I must admit that I took my share of subtle digs at The Shins for their Saturday Night Live performance a few weeks ago. I can’t say enough that this doesn’t stem from any sort of dislike or distaste for the band. Rather, I’ve just always felt as if every single Shins’ song ever has sounded the exact same to me. Maybe I wasn’t mellow enough yet or didn’t study James Mercer’s lyrics as closely as I should have, but they all just kind of blended together in my head to one massive conglomerate of soft strings, easy tempos and high-pitched vocals. If not for the kooky music video for “Australia,” I am not sure that I could tell you how any specific song of theirs goes. So when I saw their performance on SNL last weekend, I just wrote it off as more of the same. It sounded mellow, stringy and had James Mercer singing something that looked important because he closed his eyes while he did it.

Alas, I admit that I was quick to judge Port of Morrow, which was released earlier this week to resounding praise from just about everyone. You can now add my distinguished opinion to list of supporters. It’s really not that they threw some curveball at me or suddenly busted out an LP of post-punk electronic tracks. No, they went back to the same formula again and again and again. The strings are still there, the mellow-feel-good-vibe is pulsating throughout, and James Mercer repeatedly delivers with his welcoming vocals. But, like I said, that can be found on all of their previous releases. This time around, it just seems so much more complete. The songs seem to pack an added punch and some degree of distinction. While the acoustic guitar leads the way, you can hear much fuller instrumentals on every track as they’re stocked up with multiple drums, multiple guitars and even multiple keyboards. Mercer himself even tries his hand playing a lap steel and a glockenspiel.

It’s old news by new that James Mercer basically gave all of the previous members of The Shins a pink slip and stacked his deck with some new toys. It totally pays off as they make an old formula sound quite rejuvenating. “Simple Song,” at face value, is little more than a slow building pop anthem (a metafictional one at that, but nonetheless). However, with Mercer’s always charming and sentimental lyrics and that extra oomph I mentioned (mostly in the percussion) puts the song over the top. It’s still pop, but it’s absolute pop bliss. The fact that it goes right into the single-in-waiting “It’s Only Life” allows the album to hit its stride in just three tracks. “It’s Only Life” is another basically composed tune, but is bastioned with a faded dreariness for an emotionally satisfying sway-tune. Just ten minutes in and I’m completely sold on the whole thing. It does little to squander its streak after that. It hits its lulls (the oddly paced “Bait and Switch”), but more than makes up for it with the jammin’ on “Fall of ‘82” or the tumbling macabre of the title track.

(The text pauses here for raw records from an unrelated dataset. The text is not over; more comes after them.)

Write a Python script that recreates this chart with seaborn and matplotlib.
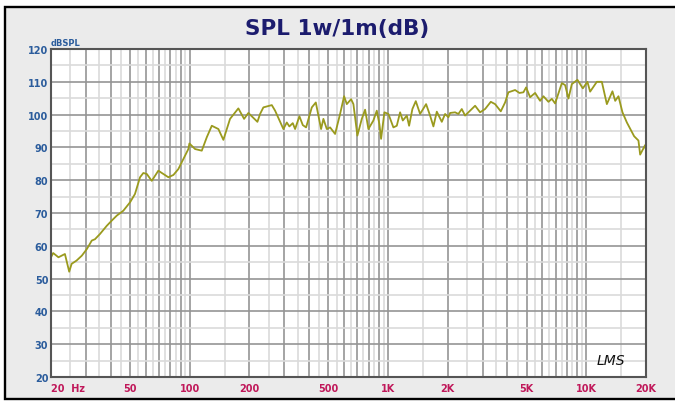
import numpy as np
import pandas as pd
import matplotlib
matplotlib.use("Agg")
import matplotlib.pyplot as plt
from matplotlib.patches import Rectangle
import seaborn as sns

# ---- data ----
freq_hz = [20, 20.2, 20.5, 21.8, 23.5, 24.7, 25.4, 26.9, 28.6, 30.3, 32.1, 33.3, 35.3, 38.2,
           40.5, 42.9, 46.3, 50.1, 53.0, 56.2, 58.4, 60.8, 64.4, 69.5, 73.7, 78.1, 82.8,
           87.7, 93.0, 98.5, 99.7, 106.5, 115.1, 122.0, 129.3, 139.6, 147.9, 159.8, 176.0,
           188.1, 197.7, 219.6, 226.5, 235.3, 259.5, 269.6, 296.9, 308.8, 318.2, 331.0,
           340.1, 357.5, 371.9, 386.4, 412.9, 432.5, 459.9, 472.4, 491.4, 510.6, 541.1,
           573.4, 600.7, 619.8, 651.6, 669.2, 700.9, 737.7, 766.6, 796.5, 843.9, 878.0,
           905.0, 922.9, 958.9, 1004.7, 1064.7, 1107.5, 1150.8, 1187.5, 1243.9, 1277.6,
           1327.4, 1380.8, 1451.5, 1556.3, 1630.2, 1694.0, 1762.2, 1867.5, 1940.6, 2016.3,
           2056.6, 2178.6, 2263.6, 2354.8, 2446.9, 2542.6, 2749.0, 2913.3, 3087.0, 3298.1,
           3467.1, 3703.8, 3894.2, 4046.0, 4374.0, 4598.3, 4817.2, 4970.4, 5205.9, 5517.0,
           5847.0, 6076.9, 6440.8, 6700.0, 6960.0, 7524.0, 7818.0, 8124.0, 8450.0, 9020.0,
           9600.0, 10125, 10450, 11295, 11970, 12690, 13540, 13980, 14520, 15210, 16010,
           17420, 18310, 18680, 19790, 20000]
spl_db = [56.5, 57.0, 57.8, 56.5, 57.5, 52.1, 54.5, 55.5, 57.0, 59.0, 61.6, 62.0, 63.6, 66.1,
          67.7, 69.2, 70.7, 73.3, 75.8, 80.9, 82.2, 81.9, 79.8, 82.9, 81.9, 80.9, 81.6,
          83.4, 86.5, 89.5, 91.2, 89.5, 89.0, 93.1, 96.6, 95.6, 92.3, 98.7, 101.9,
          98.7, 100.5, 97.8, 100.2, 102.2, 102.9, 101.2, 95.6, 97.6, 96.4, 97.4,
          95.6, 99.5, 96.8, 96.1, 102.2, 103.7, 95.6, 98.7, 95.6, 96.1, 94.1,
          100.2, 105.6, 103.2, 104.7, 103.2, 93.6, 98.7, 101.5, 95.6, 98.2, 101.2,
          97.1, 92.6, 100.7, 100.2, 96.1, 96.6, 100.7, 98.2, 99.7, 96.6,
          101.7, 104.1, 100.2, 103.2, 99.7, 96.4, 100.9, 97.8, 100.2, 99.2,
          100.5, 100.7, 100.2, 101.7, 99.7, 100.7, 102.7, 100.7, 101.7, 103.9,
          103.2, 101.0, 103.7, 106.8, 107.5, 106.6, 106.8, 108.3, 105.3, 106.6,
          104.2, 105.6, 103.9, 104.8, 103.4, 109.6, 109.0, 104.9, 109.3, 110.6,
          108.0, 110.0, 107.0, 110.0, 110.0, 103.2, 107.1, 104.2, 105.6, 100.7, 97.6,
          93.4, 92.1, 87.8, 90.7, 89.0]

y_major = list(range(20, 121, 10))
y_minor = list(range(25, 120, 10))
x_major = [20, 30, 40, 50, 60, 70, 80, 90,
           100, 200, 300, 400, 500, 600, 700, 800, 900,
           1000, 2000, 3000, 4000, 5000, 6000, 7000, 8000, 9000,
           10000, 20000]
x_minor = [25, 35, 45, 55, 65, 75, 85, 95,
           150, 250, 350, 450, 550, 650, 750, 850, 950,
           1500, 2500, 3500, 4500, 5500, 6500, 7500, 8500, 9500,
           15000]
x_labels = {20: "20  Hz", 50: "50", 100: "100", 200: "200", 500: "500", 1000: "1K",
            2000: "2K", 5000: "5K", 10000: "10K", 20000: "20K"}

title = "SPL 1w/1m(dB)"
unit = "dBSPL"

df = pd.DataFrame({"freq": freq_hz, "spl": spl_db})

sns.set_style("white")
plt.rcParams["font.family"] = ["DejaVu Sans"]

fig = plt.figure(figsize=(6.75, 4.02), dpi=100)
fig.patch.set_facecolor("white")
frame = Rectangle((0.0074, 0.005), 1.05, 0.975, transform=fig.transFigure,
                  facecolor="#ebebeb", edgecolor="black", linewidth=1.7, zorder=-10)
fig.patches.append(frame)

ax = fig.add_axes([0.0756, 0.0597, 0.8815, 0.8159])
ax.set_zorder(5)
ax.set_facecolor("white")
sns.lineplot(data=df, x="freq", y="spl", ax=ax, color="#9a9a1e", linewidth=1.3,
             estimator=None, sort=False)
ax.set_xscale("log")
ax.set_xlim(20, 20000)
ax.set_ylim(20, 120)

ax.set_xticks(x_major)
ax.set_xticklabels([x_labels.get(v, "") for v in x_major])
ax.set_xticks(x_minor, minor=True)
ax.set_xticklabels([], minor=True)
ax.set_yticks(y_major)
ax.set_yticks(y_minor, minor=True)

ax.grid(True, which="major", color="#959595", linewidth=1.2)
ax.grid(True, which="minor", color="#dadada", linewidth=1.2)
ax.set_axisbelow(True)
ax.tick_params(which="both", length=0)
ax.tick_params(axis="x", pad=4, labelsize=7, labelcolor="#c0185a")
ax.tick_params(axis="y", pad=2, labelsize=7, labelcolor="#2b5c9c")
for lab in ax.get_xticklabels() + ax.get_yticklabels():
    lab.set_fontweight("bold")
ax.get_xticklabels()[0].set_horizontalalignment("left")
ax.set_xlabel("")
ax.set_ylabel("")

for s in ax.spines.values():
    s.set_color("#555555")
    s.set_linewidth(1.5)

ax.text(0.0, 1.006, unit, transform=ax.transAxes, ha="left", va="bottom",
        fontsize=6, fontweight="bold", color="#2b5c9c")
fig.text(0.5, 0.929, title, ha="center", va="center", fontsize=15.5,
         fontweight="bold", color="#1c1c6e")
ax.text(0.965, 0.03, "LMS", transform=ax.transAxes, ha="right", va="bottom",
        fontsize=10, fontstyle="italic", color="#111111")

fig.savefig("out.png", dpi=100)
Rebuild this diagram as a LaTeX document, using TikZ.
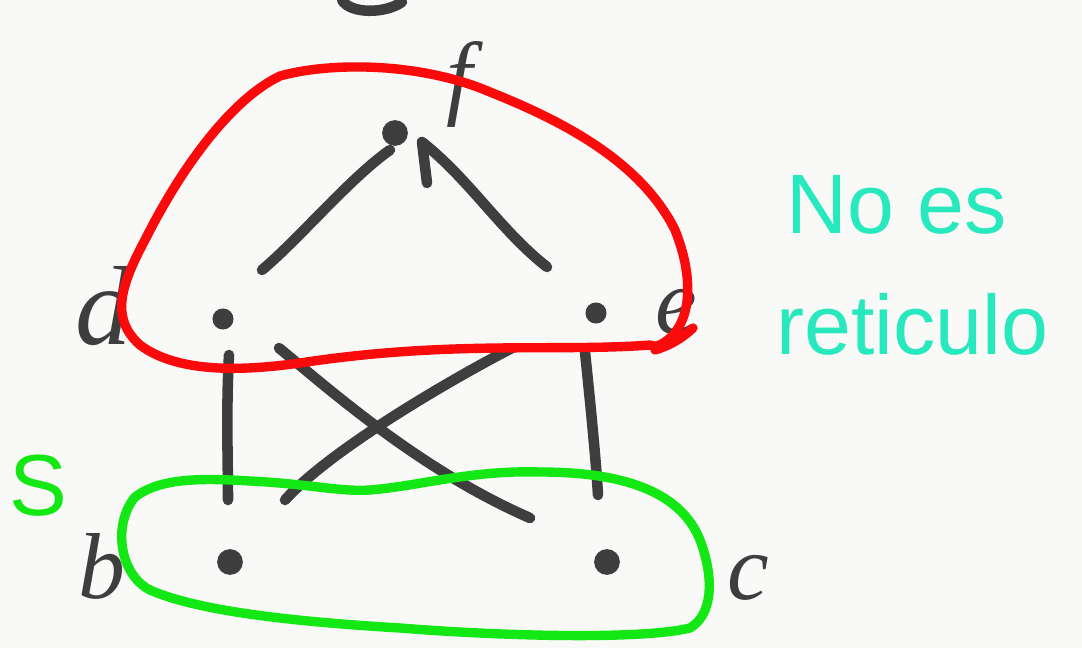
\documentclass[tikz,border=0pt]{standalone}
\usepackage{fontspec}
\setmainfont{Liberation Sans}
\newfontfamily\hand{Liberation Serif}
\definecolor{ink}{RGB}{62,62,62}
\definecolor{redink}{RGB}{250,10,10}
\definecolor{greenink}{RGB}{20,232,20}
\definecolor{cyanink}{RGB}{40,232,190}
\definecolor{paper}{RGB}{249,249,248}
\tikzset{
  pen/.style={draw=ink, line width=9pt, line cap=round, line join=round},
  dotnode/.style={circle, fill=ink, inner sep=0pt, minimum size=22pt},
  lbl/.style={text=ink, inner sep=0pt, font=\hand\itshape\fontsize{80}{80}\selectfont},
  redloop/.style={draw=redink, line width=8pt, line cap=round, line join=round},
  greenloop/.style={draw=greenink, line width=8pt, line cap=round, line join=round},
  note/.style={text=cyanink, inner sep=0pt, font=\fontsize{72}{72}\selectfont},
}
\begin{document}
\begin{tikzpicture}[x=0.03cm, y=-0.03cm]
\fill[paper] (0,0) rectangle (1082,648);
\useasboundingbox (0,0) rectangle (1082,648);
% cut-off letter at the top
\draw[pen] (342,0) .. controls (350,14) and (385,14) .. (402,2);
% dots
\node[dotnode] (f) at (395,133) {};
\node[dotnode, minimum size=18pt] (d) at (223,319) {};
\node[dotnode, minimum size=18pt] (e) at (596,313) {};
\node[dotnode] (b) at (230,562) {};
\node[dotnode] (c) at (607,562) {};
% connector end points
\coordinate (fd1) at (262,270); \coordinate (fd2) at (390,150);
\coordinate (fe1) at (422,142); \coordinate (fe2) at (547,267);
\coordinate (db1) at (229,355); \coordinate (db2) at (228,500);
\coordinate (ec1) at (585,352); \coordinate (ec2) at (598,495);
\coordinate (dc1) at (279,348); \coordinate (dc2) at (530,518);
\coordinate (eb1) at (512,348); \coordinate (eb2) at (285,500);
% connectors
\draw[pen] (fd1) .. controls (300,238) and (350,178) .. (fd2);
\draw[pen] (427,183) -- (fe1) .. controls (470,180) and (500,230) .. (fe2);
\draw[pen] (db1) .. controls (226,410) and (228,460) .. (db2);
\draw[pen] (ec1) .. controls (590,400) and (596,460) .. (ec2);
\draw[pen] (dc1) .. controls (330,390) and (420,470) .. (dc2);
\draw[pen] (eb1) .. controls (450,380) and (330,450) .. (eb2);
% labels
\node[lbl] (lf) at (460,84) {f};
\node[lbl, font=\hand\itshape\fontsize{96}{96}\selectfont] (ld) at (104,306) {d};
\node[lbl] (le) at (676,312) {e};
\node[lbl] (lb) at (102,566) {b};
\node[lbl] (lc) at (748,578) {c};
\node[text=greenink, inner sep=0pt, font=\fontsize{74}{74}\selectfont] (ls) at (38,486) {S};
% red loop
\draw[redloop] (650,345) .. controls (560,352) and (450,340) .. (300,363)
  .. controls (250,370) and (180,375) .. (140,345)
  .. controls (112,320) and (118,290) .. (145,240)
  .. controls (180,170) and (230,100) .. (280,76)
  .. controls (330,62) and (420,62) .. (490,92)
  .. controls (560,120) and (640,160) .. (675,230)
  .. controls (695,280) and (690,320) .. (670,338)
  .. controls (662,345) and (655,348) .. (650,345);
\draw[redloop] (693,328) .. controls (680,340) and (668,346) .. (655,350);
% green loop
\draw[greenloop] (135,497) .. controls (160,478) and (200,478) .. (250,481)
  .. controls (310,484) and (340,492) .. (370,490)
  .. controls (420,486) and (470,470) .. (540,472)
  .. controls (620,472) and (680,490) .. (700,540)
  .. controls (715,580) and (712,615) .. (690,628)
  .. controls (640,640) and (500,636) .. (400,628)
  .. controls (300,622) and (200,612) .. (150,590)
  .. controls (120,575) and (112,525) .. (135,497);
% note
\node[note, anchor=base west] (n1) at (786,234) {No es};
\node[note, anchor=base west] (n2) at (776,354) {reticulo};
\end{tikzpicture}
\end{document}
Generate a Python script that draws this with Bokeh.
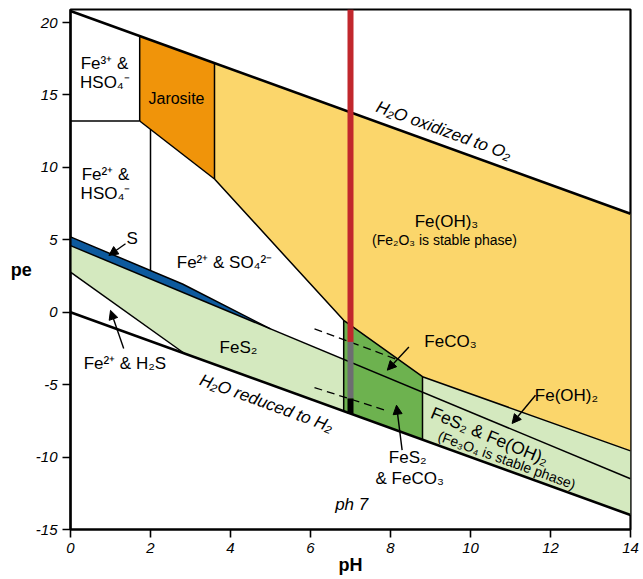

What’s most impressive is how many other artists they manage to evoke with such a straightforward strategy. They reminded me of Elvis Costello, Steely Dan, The Eagles, The Police, U2 and even the Black Keys at various points throughout the entire album. It’s not experimental. It’s not new wave. It feels more like an album of standards than anything, but there’s really no other way to say it. The thing is just good.